By John Halpin
The criminalization of the homeless is an attempt by cities across the country to rid their streets of homeless people. Often, cities cite safety concerns as a reason to remove homeless people. Recent reports, however, show that rather than being perpetrators of violent crimes, homeless people are often the victims of such acts.
During the 1990s, reports of homeless people being brutally beaten and killed surfaced across the country. The National Coalition for the Homeless (NCH) decided in 1999 to document these varied reports of violence in a white paper. That year, they reported 29 homeless people were killed and 6 suffered non-lethal attacks. A more extensive effort in 2000 reported 43 homeless people killed and 23 victims of non-lethal violence. While these numbers might appear small considering they are national figures, they do not represent the total number of crimes that occur. Many of thee crimes go unreported to the police, service providers, or newspapers, and hence did not find their way to NCH’s reports. And what these reports may lack in numbers, they make up in the gruesome nature of some of the attacks.
In one Las Vegas case, a seventy-six year –old homeless man was beaten to death by group of ten teenagers. Ron Travis, another homeless man camped in the area witnessed the attacks and scared the teens off approaching them with a large rock. “He didn’t say anything to them,” Travis said of the victim. “He had his blankets over his head. That’s the way he sleeps. I didn’t hear them saying anything before they started. I just heard Arthur grunting when he was being kicked.

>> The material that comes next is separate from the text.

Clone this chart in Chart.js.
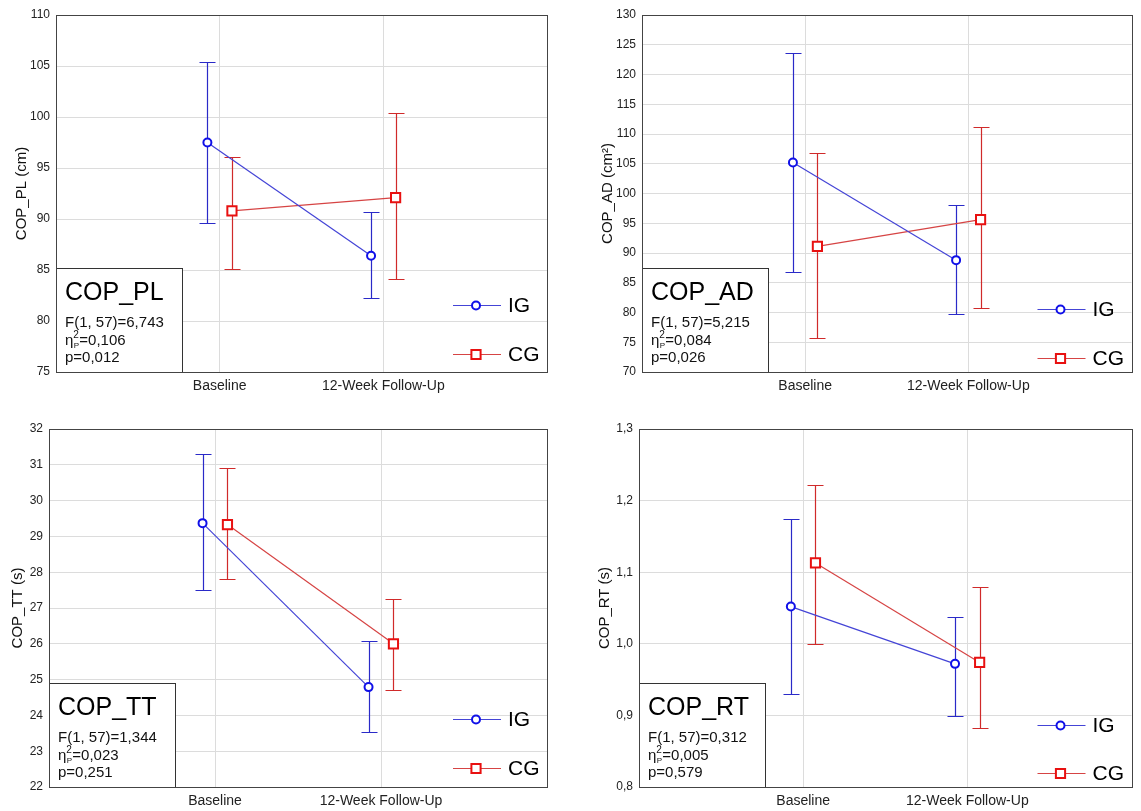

A series of attacks in Colorado Springs, Colorado, left homeless people in the city fearing for their safety. John Michael Jones of Lexington, Kentucky, was found dead in his sleeping back, apparently of a blow to the head. He was found under a bridge, in the same area where two other homeless men were badly beaten. These two men could not identify their assailants because they were attacked at night, but police believe that a band of teens were responsible for both attacks.
The 2000 Hate Crimes Report cites the U.S. Department of Justice report that most hate crimes are not committed by organized hate groups but rather by individuals who harbor strong resentments against certain groups of people. The report divides hate crime perpetrators into three groups. “Mission offenders” act in an attempt to cleanse society of a group they consider evil. “Scapegoat offenders” attack as a way to express their resentment toward the growing economic power of a minority group. The third group, which are the most likely to attack homeless people, are “Thrill seekers.” Thrill seekers target vulnerable and disadvantaged groups to satisfy their thrills.
One can scarcely imagine a target as vulnerable as a woman or a man who must live their entire lived in public. The National Coalition for the Homeless intends to continue documenting hate crimes against the homeless. It intends to use the reports it produces to educate lawmakers about this phenomenon and to recommend that proactive measures be taken.
The National Coalition for the Homeless made five specific recommendation s for action in their 2000 report:
- That the U.S. Department of Justice acknowledge hate crimes and/or violence against the homeless as a serious national trend,
- That the Justice Department tract hate crimes and violence against the homeless,
- That any new federal hate crimes legislation include homelessness,
- That police departments across the country include training on how to effectively and humanely work with the homeless people in their communities, and
- That the Department of Justice sponsor or fund a research study to interview perpetrators of hate crimes against the homeless in order to determine the motivation behind such attacks.